(A block of data)
-------

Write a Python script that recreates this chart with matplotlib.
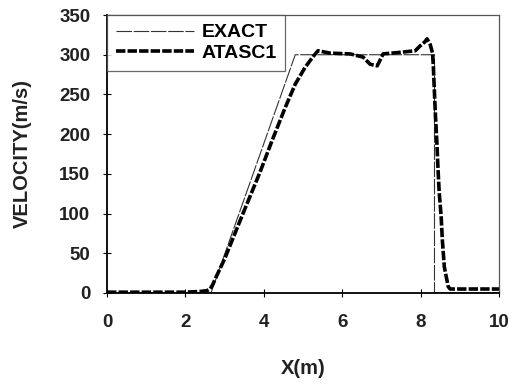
import matplotlib
matplotlib.use('Agg')
import matplotlib.pyplot as plt

plt.rcParams['font.family'] = ['Liberation Sans', 'DejaVu Sans']

# exact solution
x_exact = [0.0, 2.65, 4.8, 8.35, 8.35, 10.0]
v_exact = [0.0, 0.0, 300.0, 300.0, 0.0, 0.0]

# ATASC1 result
x_atasc = [0.0, 1.0, 2.0, 2.4, 2.55, 2.63, 2.7, 2.8, 3.0, 3.27, 3.5, 3.9, 4.21,
           4.54, 4.8, 5.05, 5.26, 5.38, 5.69, 6.2, 6.53, 6.71, 6.89, 7.04, 7.47,
           7.86, 7.98, 8.1, 8.16, 8.24, 8.3, 8.32, 8.37, 8.41, 8.44, 8.47, 8.52,
           8.55, 8.6, 8.7, 8.75, 10.0]
v_atasc = [1, 1, 1, 2, 3, 5, 11, 22, 43, 76, 104, 152, 192,
           233, 263, 284, 298, 305, 302, 301, 297, 288, 286, 301, 303,
           305, 311, 316, 320, 313, 302, 286, 228, 190, 156, 127, 96,
           67, 33, 8, 5, 5]

fig = plt.figure(figsize=(5.12, 3.85), dpi=100)
ax = fig.add_axes([0.209, 0.239, 0.766, 0.722])

ax.plot(x_exact, v_exact, color='#333333', linewidth=0.8, dashes=(14, 1.5), label='EXACT')
ax.plot(x_atasc, v_atasc, color='black', linewidth=2.6, dashes=(2.6, 0.6), label='ATASC1')

ax.set_xlim(0, 10)
ax.set_ylim(0, 350)
ax.set_xticks(range(0, 11, 2))
ax.set_yticks(range(0, 351, 50))
ax.tick_params(direction='inout', length=6, width=0.8, labelsize=13.5)
ax.tick_params(axis='x', pad=12)
ax.tick_params(axis='y', pad=9)
for lab in ax.get_xticklabels() + ax.get_yticklabels():
    lab.set_fontweight('bold')
    lab.set_color('#222222')

for s in ['left', 'bottom']:
    ax.spines[s].set_linewidth(1.3)
for s in ['top', 'right']:
    ax.spines[s].set_linewidth(0.9)
    ax.spines[s].set_color('#555555')

ax.set_xlabel('X(m)', fontsize=14.5, labelpad=20, color='#222222', fontweight='bold')
ax.set_ylabel('VELOCITY(m/s)', fontsize=14.5, labelpad=20, color='#222222', fontweight='bold')

leg = ax.legend(loc='upper left', borderaxespad=0, fontsize=14, frameon=True,
                fancybox=False, handlelength=4.0, handletextpad=0.4,
                borderpad=0.45, labelspacing=0.15)
leg.get_frame().set_edgecolor('#444444')
leg.get_frame().set_linewidth(0.9)
for t in leg.get_texts():
    t.set_fontweight('bold')

fig.savefig('out.png', dpi=100)
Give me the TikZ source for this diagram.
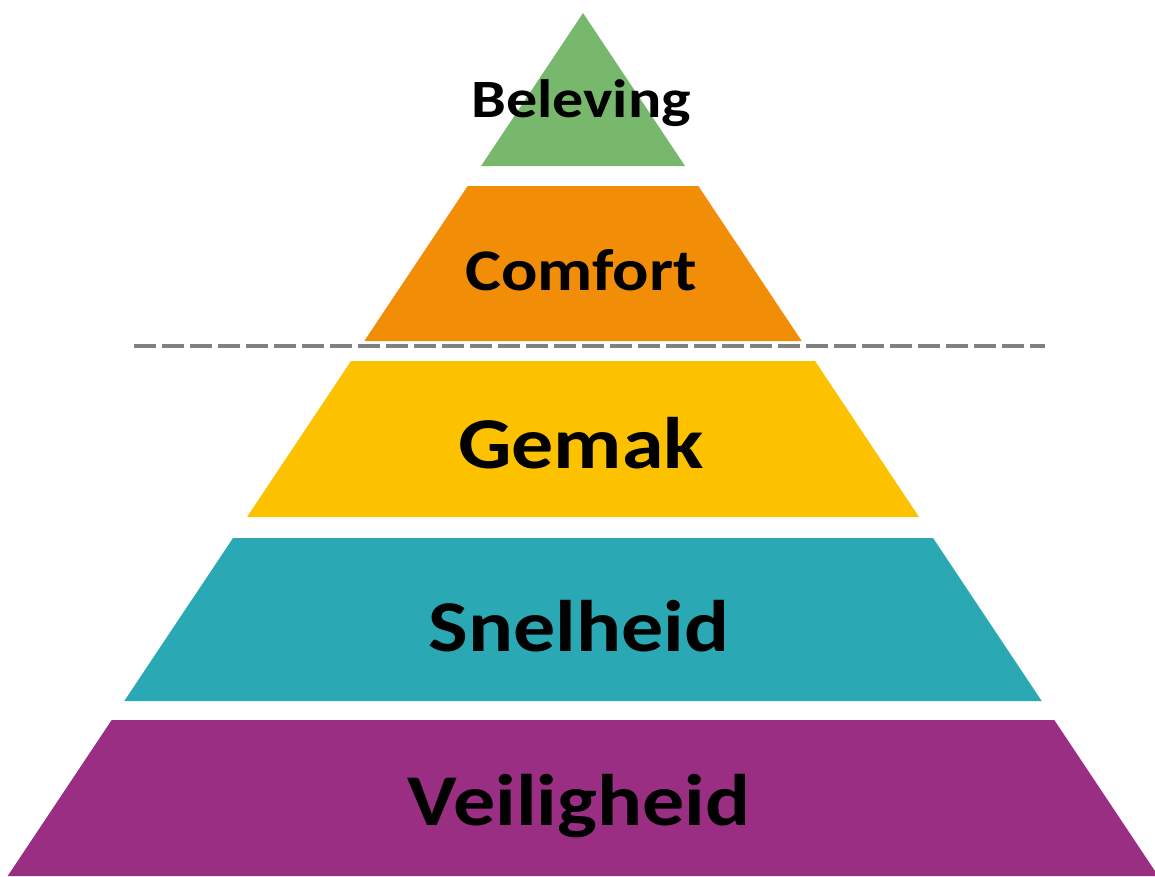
\documentclass[tikz,border=0pt]{standalone}
\usepackage{fontspec}
\setmainfont{Carlito}[FakeStretch=1.15]
\definecolor{cBel}{RGB}{120,184,108}
\definecolor{cCom}{RGB}{242,141,8}
\definecolor{cGem}{RGB}{252,194,0}
\definecolor{cSne}{RGB}{42,169,181}
\definecolor{cVei}{RGB}{154,46,131}
\definecolor{cDash}{RGB}{128,128,128}
\begin{document}
\begin{tikzpicture}[x=1pt,y=-1pt,
  lbl/.style={anchor=base,inner sep=0pt,text=black,font=\bfseries\fontsize{#1}{#1}\selectfont},
  sepline/.style={draw=cDash,line width=3.5pt,dash pattern=on 21.5pt off 6.5pt}]
\useasboundingbox (0,0) rectangle (1155,876);
% layers
\fill[cBel] (583,13) -- (685,166) -- (481,166) -- cycle;
\fill[cCom] (467.7,186) -- (698.3,186) -- (801.7,341) -- (364.3,341) -- cycle;
\fill[cGem] (351,361) -- (815,361) -- (919,517) -- (247,517) -- cycle;
\fill[cSne] (233,538) -- (933,538) -- (1041.7,701) -- (124.3,701) -- cycle;
\fill[cVei] (111.7,720) -- (1054.3,720) -- (1158.3,876) -- (7.7,876) -- cycle;
% separator
\coordinate (dl) at (134,346);
\coordinate (dr) at (1045,346);
\draw[sepline] (dl) -- (dr);
% labels
\node[lbl=54] (bel) at (581,117) {Beleving};
\node[lbl=59] (com) at (581,290) {Comfort};
\node[lbl=73] (gem) at (581,468) {Gemak};
\node[lbl=73] (sne) at (579,651) {Snelheid};
\node[lbl=73] (vei) at (579,825) {Veiligheid};
\end{tikzpicture}
\end{document}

-------

**Set task**: Make an exact copy of only those lines that run from the line with "Give me the TikZ source for this diagram." through the end of the records, excluding pictures.

**Answer for the task**:
Give me the TikZ source for this diagram.
\documentclass[tikz,border=0pt]{standalone}
\usepackage{fontspec}
\setmainfont{Carlito}[FakeStretch=1.15]
\definecolor{cBel}{RGB}{120,184,108}
\definecolor{cCom}{RGB}{242,141,8}
\definecolor{cGem}{RGB}{252,194,0}
\definecolor{cSne}{RGB}{42,169,181}
\definecolor{cVei}{RGB}{154,46,131}
\definecolor{cDash}{RGB}{128,128,128}
\begin{document}
\begin{tikzpicture}[x=1pt,y=-1pt,
  lbl/.style={anchor=base,inner sep=0pt,text=black,font=\bfseries\fontsize{#1}{#1}\selectfont},
  sepline/.style={draw=cDash,line width=3.5pt,dash pattern=on 21.5pt off 6.5pt}]
\useasboundingbox (0,0) rectangle (1155,876);
% layers
\fill[cBel] (583,13) -- (685,166) -- (481,166) -- cycle;
\fill[cCom] (467.7,186) -- (698.3,186) -- (801.7,341) -- (364.3,341) -- cycle;
\fill[cGem] (351,361) -- (815,361) -- (919,517) -- (247,517) -- cycle;
\fill[cSne] (233,538) -- (933,538) -- (1041.7,701) -- (124.3,701) -- cycle;
\fill[cVei] (111.7,720) -- (1054.3,720) -- (1158.3,876) -- (7.7,876) -- cycle;
% separator
\coordinate (dl) at (134,346);
\coordinate (dr) at (1045,346);
\draw[sepline] (dl) -- (dr);
% labels
\node[lbl=54] (bel) at (581,117) {Beleving};
\node[lbl=59] (com) at (581,290) {Comfort};
\node[lbl=73] (gem) at (581,468) {Gemak};
\node[lbl=73] (sne) at (579,651) {Snelheid};
\node[lbl=73] (vei) at (579,825) {Veiligheid};
\end{tikzpicture}
\end{document}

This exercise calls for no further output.